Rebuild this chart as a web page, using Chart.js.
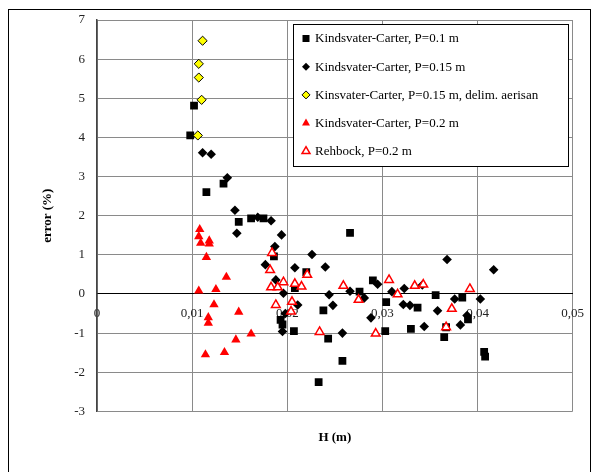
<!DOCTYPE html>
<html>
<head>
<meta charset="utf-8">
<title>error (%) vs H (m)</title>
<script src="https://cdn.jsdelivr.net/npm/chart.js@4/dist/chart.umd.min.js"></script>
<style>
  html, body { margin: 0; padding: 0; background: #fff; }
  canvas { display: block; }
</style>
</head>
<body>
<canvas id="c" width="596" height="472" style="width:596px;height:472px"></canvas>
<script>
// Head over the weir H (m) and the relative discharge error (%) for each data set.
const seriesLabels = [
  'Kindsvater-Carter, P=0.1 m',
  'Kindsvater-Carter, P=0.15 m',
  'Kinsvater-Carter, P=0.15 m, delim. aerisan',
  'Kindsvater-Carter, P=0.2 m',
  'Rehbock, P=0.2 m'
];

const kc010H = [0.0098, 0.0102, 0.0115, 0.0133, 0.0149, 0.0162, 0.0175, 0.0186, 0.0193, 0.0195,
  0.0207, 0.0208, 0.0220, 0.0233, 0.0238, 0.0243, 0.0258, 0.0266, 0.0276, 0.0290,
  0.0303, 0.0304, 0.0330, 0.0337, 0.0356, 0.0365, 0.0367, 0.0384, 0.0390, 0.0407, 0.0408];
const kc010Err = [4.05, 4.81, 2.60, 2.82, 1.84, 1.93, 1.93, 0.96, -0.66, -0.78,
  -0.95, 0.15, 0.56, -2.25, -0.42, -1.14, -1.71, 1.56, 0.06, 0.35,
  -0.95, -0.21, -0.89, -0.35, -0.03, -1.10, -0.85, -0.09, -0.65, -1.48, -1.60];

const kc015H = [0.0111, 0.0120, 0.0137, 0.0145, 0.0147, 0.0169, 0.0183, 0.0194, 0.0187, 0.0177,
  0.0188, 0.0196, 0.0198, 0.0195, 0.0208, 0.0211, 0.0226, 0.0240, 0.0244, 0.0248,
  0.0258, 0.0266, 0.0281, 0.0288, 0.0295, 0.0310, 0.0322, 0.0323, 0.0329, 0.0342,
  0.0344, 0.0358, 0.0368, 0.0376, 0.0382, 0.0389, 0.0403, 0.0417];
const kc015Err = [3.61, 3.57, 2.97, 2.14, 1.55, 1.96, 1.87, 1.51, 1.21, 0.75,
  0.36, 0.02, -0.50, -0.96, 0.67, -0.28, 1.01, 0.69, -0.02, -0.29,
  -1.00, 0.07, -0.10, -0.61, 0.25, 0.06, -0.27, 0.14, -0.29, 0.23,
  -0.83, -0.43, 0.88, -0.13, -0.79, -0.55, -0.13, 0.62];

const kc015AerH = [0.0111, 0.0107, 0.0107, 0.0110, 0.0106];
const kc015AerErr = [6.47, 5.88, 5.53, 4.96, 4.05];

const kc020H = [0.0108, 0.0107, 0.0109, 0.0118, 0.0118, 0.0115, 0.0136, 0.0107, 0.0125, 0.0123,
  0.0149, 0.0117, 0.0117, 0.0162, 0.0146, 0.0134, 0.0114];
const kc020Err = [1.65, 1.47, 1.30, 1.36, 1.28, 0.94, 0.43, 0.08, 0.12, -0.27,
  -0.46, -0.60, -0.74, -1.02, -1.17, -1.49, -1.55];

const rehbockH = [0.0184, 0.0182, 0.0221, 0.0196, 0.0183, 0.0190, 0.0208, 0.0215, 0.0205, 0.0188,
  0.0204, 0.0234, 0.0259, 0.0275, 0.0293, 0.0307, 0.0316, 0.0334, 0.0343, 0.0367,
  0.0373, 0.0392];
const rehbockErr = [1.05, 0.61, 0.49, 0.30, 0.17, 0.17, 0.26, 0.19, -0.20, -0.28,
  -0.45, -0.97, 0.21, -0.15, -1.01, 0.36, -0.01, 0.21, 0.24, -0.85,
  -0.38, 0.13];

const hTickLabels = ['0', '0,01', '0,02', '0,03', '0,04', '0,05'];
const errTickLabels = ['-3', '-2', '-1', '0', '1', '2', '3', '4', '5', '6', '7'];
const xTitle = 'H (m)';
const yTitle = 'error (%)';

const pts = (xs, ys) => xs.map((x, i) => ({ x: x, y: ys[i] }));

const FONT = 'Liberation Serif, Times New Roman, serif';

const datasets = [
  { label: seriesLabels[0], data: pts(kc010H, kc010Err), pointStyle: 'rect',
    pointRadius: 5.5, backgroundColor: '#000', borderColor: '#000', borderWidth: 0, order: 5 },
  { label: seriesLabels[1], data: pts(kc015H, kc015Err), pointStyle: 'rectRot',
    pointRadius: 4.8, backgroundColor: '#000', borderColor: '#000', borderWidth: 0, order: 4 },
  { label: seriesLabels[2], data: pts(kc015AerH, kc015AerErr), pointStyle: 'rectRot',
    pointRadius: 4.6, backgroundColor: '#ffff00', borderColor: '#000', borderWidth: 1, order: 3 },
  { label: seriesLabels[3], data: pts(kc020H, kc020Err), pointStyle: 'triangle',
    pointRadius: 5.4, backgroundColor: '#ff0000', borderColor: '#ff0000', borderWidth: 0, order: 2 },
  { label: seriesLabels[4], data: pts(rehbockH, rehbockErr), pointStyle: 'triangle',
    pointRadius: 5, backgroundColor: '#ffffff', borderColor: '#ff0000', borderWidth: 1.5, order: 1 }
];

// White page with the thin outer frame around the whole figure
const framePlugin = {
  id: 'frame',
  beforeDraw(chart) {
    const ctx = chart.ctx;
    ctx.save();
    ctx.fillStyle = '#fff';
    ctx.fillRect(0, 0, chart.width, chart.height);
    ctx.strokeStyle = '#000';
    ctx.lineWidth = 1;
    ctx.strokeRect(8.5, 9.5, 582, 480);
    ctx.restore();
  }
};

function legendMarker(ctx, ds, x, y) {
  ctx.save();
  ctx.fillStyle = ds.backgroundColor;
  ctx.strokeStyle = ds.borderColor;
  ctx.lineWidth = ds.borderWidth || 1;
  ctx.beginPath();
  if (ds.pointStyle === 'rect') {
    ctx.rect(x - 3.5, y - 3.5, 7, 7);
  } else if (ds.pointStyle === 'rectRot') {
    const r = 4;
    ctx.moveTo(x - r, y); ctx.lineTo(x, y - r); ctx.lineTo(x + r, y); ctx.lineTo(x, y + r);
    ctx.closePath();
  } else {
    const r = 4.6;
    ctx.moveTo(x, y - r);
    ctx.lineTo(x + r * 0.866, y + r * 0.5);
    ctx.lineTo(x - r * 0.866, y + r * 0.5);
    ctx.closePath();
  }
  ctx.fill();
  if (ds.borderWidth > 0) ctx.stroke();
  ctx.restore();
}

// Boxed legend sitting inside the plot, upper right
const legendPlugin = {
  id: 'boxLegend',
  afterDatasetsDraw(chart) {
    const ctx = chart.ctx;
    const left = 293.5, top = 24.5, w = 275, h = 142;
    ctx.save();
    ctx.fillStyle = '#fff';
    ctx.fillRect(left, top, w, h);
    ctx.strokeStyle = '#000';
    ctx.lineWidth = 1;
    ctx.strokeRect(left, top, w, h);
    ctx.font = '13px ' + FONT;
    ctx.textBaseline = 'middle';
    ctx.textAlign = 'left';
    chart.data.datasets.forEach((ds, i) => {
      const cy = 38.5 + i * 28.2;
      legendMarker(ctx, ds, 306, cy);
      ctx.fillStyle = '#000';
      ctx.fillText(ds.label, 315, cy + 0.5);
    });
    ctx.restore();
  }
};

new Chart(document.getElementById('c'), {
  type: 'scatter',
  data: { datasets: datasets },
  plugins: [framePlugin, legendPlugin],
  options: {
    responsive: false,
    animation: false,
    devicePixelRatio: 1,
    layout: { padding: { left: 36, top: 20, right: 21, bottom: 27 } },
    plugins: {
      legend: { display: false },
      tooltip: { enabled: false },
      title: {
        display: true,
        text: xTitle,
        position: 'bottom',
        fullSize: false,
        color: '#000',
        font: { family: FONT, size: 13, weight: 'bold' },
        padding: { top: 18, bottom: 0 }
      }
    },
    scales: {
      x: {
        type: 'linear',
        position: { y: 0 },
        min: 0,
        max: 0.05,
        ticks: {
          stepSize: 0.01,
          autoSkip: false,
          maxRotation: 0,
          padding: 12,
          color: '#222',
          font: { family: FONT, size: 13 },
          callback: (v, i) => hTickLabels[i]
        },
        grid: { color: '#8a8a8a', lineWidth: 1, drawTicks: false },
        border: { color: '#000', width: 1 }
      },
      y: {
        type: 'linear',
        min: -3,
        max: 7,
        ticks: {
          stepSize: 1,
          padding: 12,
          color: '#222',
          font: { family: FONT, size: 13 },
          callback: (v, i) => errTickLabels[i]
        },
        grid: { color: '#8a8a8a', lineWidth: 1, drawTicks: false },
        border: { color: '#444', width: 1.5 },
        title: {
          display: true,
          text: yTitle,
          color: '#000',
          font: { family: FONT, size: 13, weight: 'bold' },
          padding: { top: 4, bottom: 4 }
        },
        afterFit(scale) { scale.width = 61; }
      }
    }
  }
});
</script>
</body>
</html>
____________
Task to complete -> Give again exactly the lines running from the beginning of the material above through the line that contains "-0.65, -1.48, -1.60];", and leave out every picture.

Response ->
Rebuild this chart as a web page, using Chart.js.
<!DOCTYPE html>
<html>
<head>
<meta charset="utf-8">
<title>error (%) vs H (m)</title>
<script src="https://cdn.jsdelivr.net/npm/chart.js@4/dist/chart.umd.min.js"></script>
<style>
  html, body { margin: 0; padding: 0; background: #fff; }
  canvas { display: block; }
</style>
</head>
<body>
<canvas id="c" width="596" height="472" style="width:596px;height:472px"></canvas>
<script>
// Head over the weir H (m) and the relative discharge error (%) for each data set.
const seriesLabels = [
  'Kindsvater-Carter, P=0.1 m',
  'Kindsvater-Carter, P=0.15 m',
  'Kinsvater-Carter, P=0.15 m, delim. aerisan',
  'Kindsvater-Carter, P=0.2 m',
  'Rehbock, P=0.2 m'
];

const kc010H = [0.0098, 0.0102, 0.0115, 0.0133, 0.0149, 0.0162, 0.0175, 0.0186, 0.0193, 0.0195,
  0.0207, 0.0208, 0.0220, 0.0233, 0.0238, 0.0243, 0.0258, 0.0266, 0.0276, 0.0290,
  0.0303, 0.0304, 0.0330, 0.0337, 0.0356, 0.0365, 0.0367, 0.0384, 0.0390, 0.0407, 0.0408];
const kc010Err = [4.05, 4.81, 2.60, 2.82, 1.84, 1.93, 1.93, 0.96, -0.66, -0.78,
  -0.95, 0.15, 0.56, -2.25, -0.42, -1.14, -1.71, 1.56, 0.06, 0.35,
  -0.95, -0.21, -0.89, -0.35, -0.03, -1.10, -0.85, -0.09, -0.65, -1.48, -1.60];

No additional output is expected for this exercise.